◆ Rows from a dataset

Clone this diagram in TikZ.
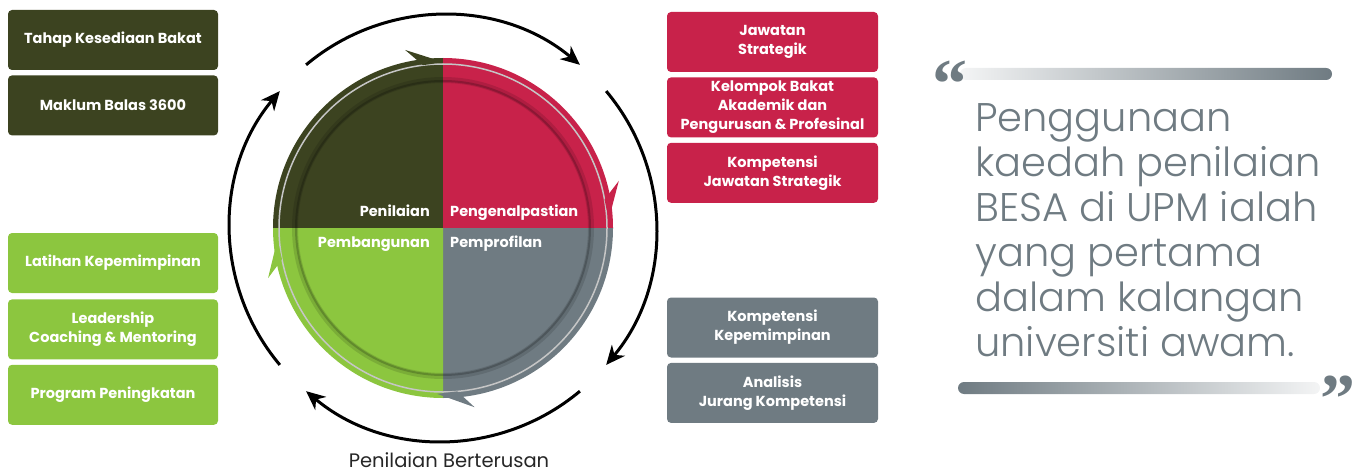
\documentclass[tikz,border=0pt]{standalone}
\usepackage{fontspec}
\setmainfont{Poppins}
\newfontfamily\lightfont{Poppins Light}
\newfontfamily\markfont{Liberation Serif}
\usetikzlibrary{positioning, arrows.meta, calc}

\definecolor{olive}{RGB}{60,67,32}
\definecolor{crimson}{RGB}{200,34,74}
\definecolor{leaf}{RGB}{140,198,63}
\definecolor{slate}{RGB}{111,123,130}

\begin{document}
\begin{tikzpicture}[
  x=1pt, y=1pt,
  node distance=5pt,
  box/.style={rounded corners=4pt, align=center, text=white, inner sep=0pt,
    minimum width=210pt, minimum height=60pt,
    font=\bfseries\fontsize{14.5}{19}\selectfont},
  qlabel/.style={text=white, inner sep=0pt, font=\bfseries\fontsize{14.5}{18}\selectfont},
  cyc/.style={-{Stealth[length=19pt, width=17pt, inset=6pt]}, line width=3pt, black},
  qmark/.style={text=slate, inner sep=0pt, font=\markfont\bfseries\fontsize{70}{70}\selectfont}
]
\useasboundingbox (0,0) rectangle (1364,472);

% --- Kotak kiri ---
\node[box, fill=olive] (tahap) at (113,432) {Tahap Kesediaan Bakat};
\node[box, fill=olive, below=of tahap] (maklum) {Maklum Balas 3600};
\node[box, fill=leaf] (latihan) at (113,209) {Latihan Kepemimpinan};
\node[box, fill=leaf, below=6pt of latihan] (coaching) {Leadership\\ Coaching \& Mentoring};
\node[box, fill=leaf, below=of coaching] (program) {Program Peningkatan};

% --- Kotak kanan ---
\node[box, fill=crimson, minimum width=211pt] (jawatan) at (772.5,430) {Jawatan\\ Strategik};
\node[box, fill=crimson, minimum width=211pt, below=of jawatan] (kelompok) {Kelompok Bakat\\ Akademik dan\\ Pengurusan \& Profesinal};
\node[box, fill=crimson, minimum width=211pt, below=of kelompok] (kjs) {Kompetensi\\ Jawatan Strategik};
\node[box, fill=slate, minimum width=211pt] (kkep) at (772.5,144.5) {Kompetensi\\ Kepemimpinan};
\node[box, fill=slate, minimum width=211pt, below=of kkep] (analisis) {Analisis\\ Jurang Kompetensi};

% --- Bulatan ---
\coordinate (ctr) at (443,244);
\fill[olive] (ctr) -- ++(180:170) arc (180:90:170) -- cycle;
\fill[crimson] (ctr) -- ++(90:170) arc (90:0:170) -- cycle;
\fill[slate] (ctr) -- ++(0:170) arc (0:-90:170) -- cycle;
\fill[leaf] (ctr) -- ++(-90:170) arc (-90:-180:170) -- cycle;
\draw[black, opacity=.12, line width=6pt] (ctr) circle (148);
\draw[black, opacity=.2, line width=2pt] (ctr) circle (147);
\draw[gray!45, line width=1.5pt] (ctr) circle (164);

% --- Mata anak panah cincin ---
\foreach \b/\c in {90/olive, 3/crimson, -92/slate, 184/leaf}
  \fill[\c] ($(ctr)+(\b+12:182)$) -- ($(ctr)+(\b:166)$) -- ($(ctr)+(\b+7:164)$) -- cycle;

% --- Label sukuan ---
\node[qlabel, anchor=base east] (penilaian) at (430,256) {Penilaian};
\node[qlabel, anchor=base west] (kenal) at (450,256) {Pengenalpastian};
\node[qlabel, anchor=base east] (bangun) at (430,225) {Pembangunan};
\node[qlabel, anchor=base west] (profil) at (450,225) {Pemprofilan};

% --- Kitaran luar ---
\draw[cyc] (ctr) ++(130:213) arc (130:50:213);
\draw[cyc] (ctr) ++(40:213) arc (40:-40:213);
\draw[cyc] (ctr) ++(-50:213) arc (-50:-130:213);
\draw[cyc] (ctr) ++(220:213) arc (220:140:213);
\node[font=\fontsize{19.5}{22}\selectfont, text=black!85, anchor=base] (berterusan) at (449,5) {Penilaian Berterusan};

% --- Petikan ---
\shade[left color=slate!8, right color=slate, rounded corners=6pt] (960,392) rectangle (1332,404);
\shade[left color=slate, right color=slate!8, rounded corners=6pt] (958,78) rectangle (1320,90);
\node[qmark, anchor=north] (buka) at (950,411) {“};
\node[qmark, anchor=north] (tutup) at (1338,96) {”};
\node[text=slate, anchor=north west, inner sep=0pt, align=left,
  font=\lightfont\fontsize{40}{45}\selectfont] (petikan) at (975,369)
  {Penggunaan\\ kaedah penilaian\\ BESA di UPM ialah\\ yang pertama\\ dalam kalangan\\ universiti awam.};

\end{tikzpicture}
\end{document}
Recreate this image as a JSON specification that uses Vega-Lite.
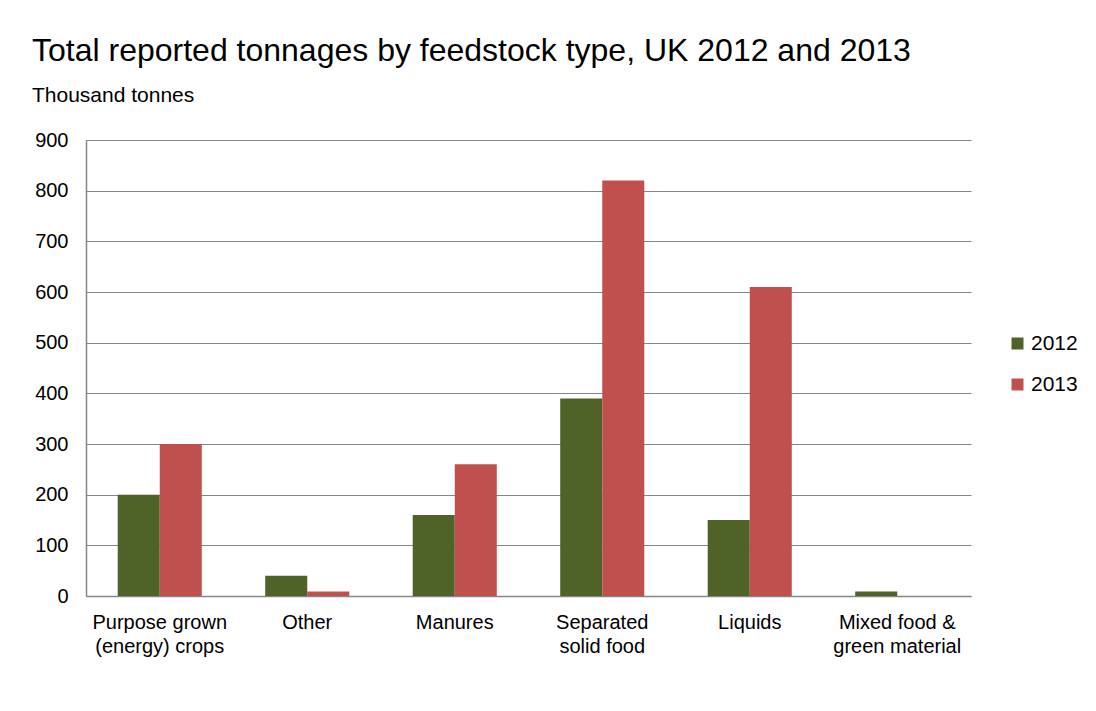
{
  "$schema": "https://vega.github.io/schema/vega-lite/v6.json",
  "width": 885,
  "height": 456,
  "autosize": {"type": "none"},
  "padding": {"left": 86, "top": 140, "right": 125, "bottom": 115},
  "background": "white",
  "title": {
    "text": "Total reported tonnages by feedstock type, UK 2012 and 2013",
    "subtitle": "Thousand tonnes",
    "anchor": "start",
    "frame": "group",
    "dx": -54,
    "offset": 23,
    "font": "Liberation Sans",
    "fontSize": 32,
    "fontWeight": "normal",
    "color": "#000000",
    "subtitleFont": "Liberation Sans",
    "subtitleFontSize": 21,
    "subtitleColor": "#000000",
    "subtitlePadding": 17
  },
  "data": {
    "values": [
      {"feedstock": "Purpose grown (energy) crops", "year": "2012", "tonnes": 200},
      {"feedstock": "Purpose grown (energy) crops", "year": "2013", "tonnes": 300},
      {"feedstock": "Other", "year": "2012", "tonnes": 40},
      {"feedstock": "Other", "year": "2013", "tonnes": 9},
      {"feedstock": "Manures", "year": "2012", "tonnes": 160},
      {"feedstock": "Manures", "year": "2013", "tonnes": 260},
      {"feedstock": "Separated solid food", "year": "2012", "tonnes": 390},
      {"feedstock": "Separated solid food", "year": "2013", "tonnes": 820},
      {"feedstock": "Liquids", "year": "2012", "tonnes": 150},
      {"feedstock": "Liquids", "year": "2013", "tonnes": 610},
      {"feedstock": "Mixed food & green material", "year": "2012", "tonnes": 9},
      {"feedstock": "Mixed food & green material", "year": "2013", "tonnes": 0}
    ]
  },
  "mark": {"type": "bar"},
  "encoding": {
    "x": {
      "field": "feedstock",
      "type": "nominal",
      "sort": null,
      "scale": {"paddingInner": 0.43, "paddingOuter": 0.215},
      "axis": {
        "title": null,
        "labelAngle": 0,
        "ticks": false,
        "labelPadding": 16,
        "labelFont": "Liberation Sans",
        "labelFontSize": 20,
        "labelColor": "#000000",
        "labelLineHeight": 24,
        "labelBaseline": "top",
        "domainColor": "#868686",
        "domainWidth": 1.5,
        "labelExpr": "datum.value == 'Purpose grown (energy) crops' ? ['Purpose grown', '(energy) crops'] : datum.value == 'Separated solid food' ? ['Separated', 'solid food'] : datum.value == 'Mixed food & green material' ? ['Mixed food &', 'green material'] : datum.value"
      }
    },
    "xOffset": {"field": "year", "type": "nominal", "scale": {"paddingInner": 0, "paddingOuter": 0}},
    "y": {
      "field": "tonnes",
      "type": "quantitative",
      "scale": {"domain": [0, 900], "nice": false},
      "axis": {
        "title": null,
        "values": [0, 100, 200, 300, 400, 500, 600, 700, 800, 900],
        "ticks": false,
        "labelPadding": 18,
        "labelFont": "Liberation Sans",
        "labelFontSize": 20,
        "labelColor": "#000000",
        "grid": true,
        "gridColor": "#868686",
        "gridWidth": 1,
        "domainColor": "#868686",
        "domainWidth": 1.5
      }
    },
    "color": {
      "field": "year",
      "type": "nominal",
      "scale": {"domain": ["2012", "2013"], "range": ["#4F6228", "#C0504D"]},
      "legend": {
        "title": null,
        "orient": "none",
        "legendX": 921,
        "legendY": 193,
        "symbolType": "square",
        "symbolSize": 144,
        "symbolStrokeWidth": 0,
        "labelFont": "Liberation Sans",
        "labelFontSize": 21,
        "labelColor": "#000000",
        "labelOffset": 3,
        "rowPadding": 19
      }
    }
  },
  "config": {
    "view": {"stroke": null},
    "bar": {"stroke": null}
  }
}
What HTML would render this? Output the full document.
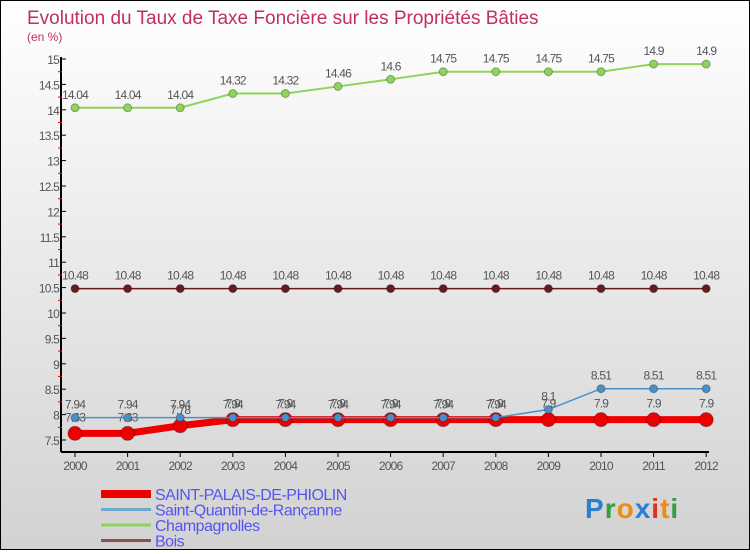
<!DOCTYPE html>
<html><head><meta charset="utf-8"><style>
body{margin:0;}
#c{width:748px;height:548px;border:1px solid #000;background:linear-gradient(#fff,#d2d2d2);position:relative;font-family:"Liberation Sans",sans-serif;}
</style></head><body>
<div id="c">
<svg id="s" width="748" height="548" xmlns="http://www.w3.org/2000/svg"></svg>
</div>
<script>
const years=[2000,2001,2002,2003,2004,2005,2006,2007,2008,2009,2010,2011,2012];
const yTicks=[7.5,8,8.5,9,9.5,10,10.5,11,11.5,12,12.5,13,13.5,14,14.5,15];
const champ=[14.04,14.04,14.04,14.32,14.32,14.46,14.6,14.75,14.75,14.75,14.75,14.9,14.9];
const bois=[10.48,10.48,10.48,10.48,10.48,10.48,10.48,10.48,10.48,10.48,10.48,10.48,10.48];
const sq=[7.94,7.94,7.94,7.94,7.94,7.94,7.94,7.94,7.94,8.1,8.51,8.51,8.51];
const sp=[7.63,7.63,7.78,7.9,7.9,7.9,7.9,7.9,7.9,7.9,7.9,7.9,7.9];
const s=document.getElementById('s');const NS='http://www.w3.org/2000/svg';
function X(i){return 74+i*52.6;}
function Y(v){return 439-(v-7.5)*50.8;}
function el(t,a,txt,p){const e=document.createElementNS(NS,t);for(const k in a)e.setAttribute(k,a[k]);if(txt!==undefined)e.textContent=txt;(p||s).appendChild(e);return e;}
let e;
e=el('text',{x:26,y:23,'font-size':19,fill:'#c0305a'},'Evolution du Taux de Taxe Foncière sur les Propriétés Bâties');


e=el('text',{x:26,y:40,'font-size':12,fill:'#c0305a'},'(en %)');


e=el('line',{x1:60,y1:56,x2:60,y2:451,stroke:'#000','stroke-width':2});


e=el('line',{x1:60,y1:451,x2:708,y2:451,stroke:'#000','stroke-width':2});


yTicks.forEach((v,i)=>{
 el('line',{x1:60,y1:Y(v),x2:65,y2:Y(v),stroke:'#000'});
 e=el('text',{x:58,y:Y(v)+5,'font-size':12,fill:'#555','text-anchor':'end','letter-spacing':'-0.8'},String(v));
 
 
 if(i<yTicks.length-1)el('line',{x1:57,y1:Y(v+0.25),x2:61,y2:Y(v+0.25),stroke:'#e00'});
});
years.forEach((y,i)=>{
 el('line',{x1:X(i),y1:451,x2:X(i),y2:456,stroke:'#000'});
 e=el('text',{x:X(i),y:469,'font-size':12,fill:'#555','text-anchor':'middle','letter-spacing':'-0.8'},String(y));
 
 
});
function series(d,col,w,r,name,lab){
 e=el('polyline',{points:d.map((v,i)=>X(i)+','+Y(v)).join(' '),fill:'none',stroke:col,'stroke-width':w});
 
 
 d.forEach((v,i)=>{
  e=el('circle',{cx:X(i),cy:Y(v),r:r,fill:col,stroke:'rgba(0,0,0,0.3)'});
  
  
  e=el('text',{x:X(i),y:Y(v)-9+(lab||0),'font-size':12,fill:'#555','text-anchor':'middle','letter-spacing':'-0.8'},String(v));
  
  
 });
}
series(champ,'#8fd45a',2,4,'champagnolles');
series(bois,'#6b1a1a',1.5,4,'bois');
series(sp,'#ee0000',7,7,'saint-palais',-3);
series(sq,'#4a90c8',1.5,4,'saint-quentin');
const leg=[['SAINT-PALAIS-DE-PHIOLIN','#ee0000',8],['Saint-Quantin-de-Rançanne','#6fa8d0',3],['Champagnolles','#8fd45a',3],['Bois','#8b5050',3]];
leg.forEach((l,i)=>{
 const y=493+i*15.5;
 e=el('line',{x1:100,y1:y,x2:150,y2:y,stroke:l[1],'stroke-width':l[2]});
 
 
 e=el('text',{x:154,y:y+6,'font-size':16,fill:'#5555ee','letter-spacing':'-0.5'},l[0]);
 
 
});
const logo=el('text',{x:584,y:517,'font-size':28,'font-weight':'bold','letter-spacing':'1'});


[['P','#2a7fd0'],['r','#30a040'],['o','#f08a10'],['x','#2a7fd0'],['i','#e03020'],['t','#f08a10'],['i','#30a040']].forEach(c=>el('tspan',{fill:c[1]},c[0],logo));
</script>
</body></html>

◆ PROBLEM TO SOLVE
Look over the material above and show each line where "this" appears.

◆ SOLVED EXERCISE
Clone this diagram in TikZ.
Recreate this image as a JSON specification that uses Vega-Lite.
What HTML would render this? Output the full document.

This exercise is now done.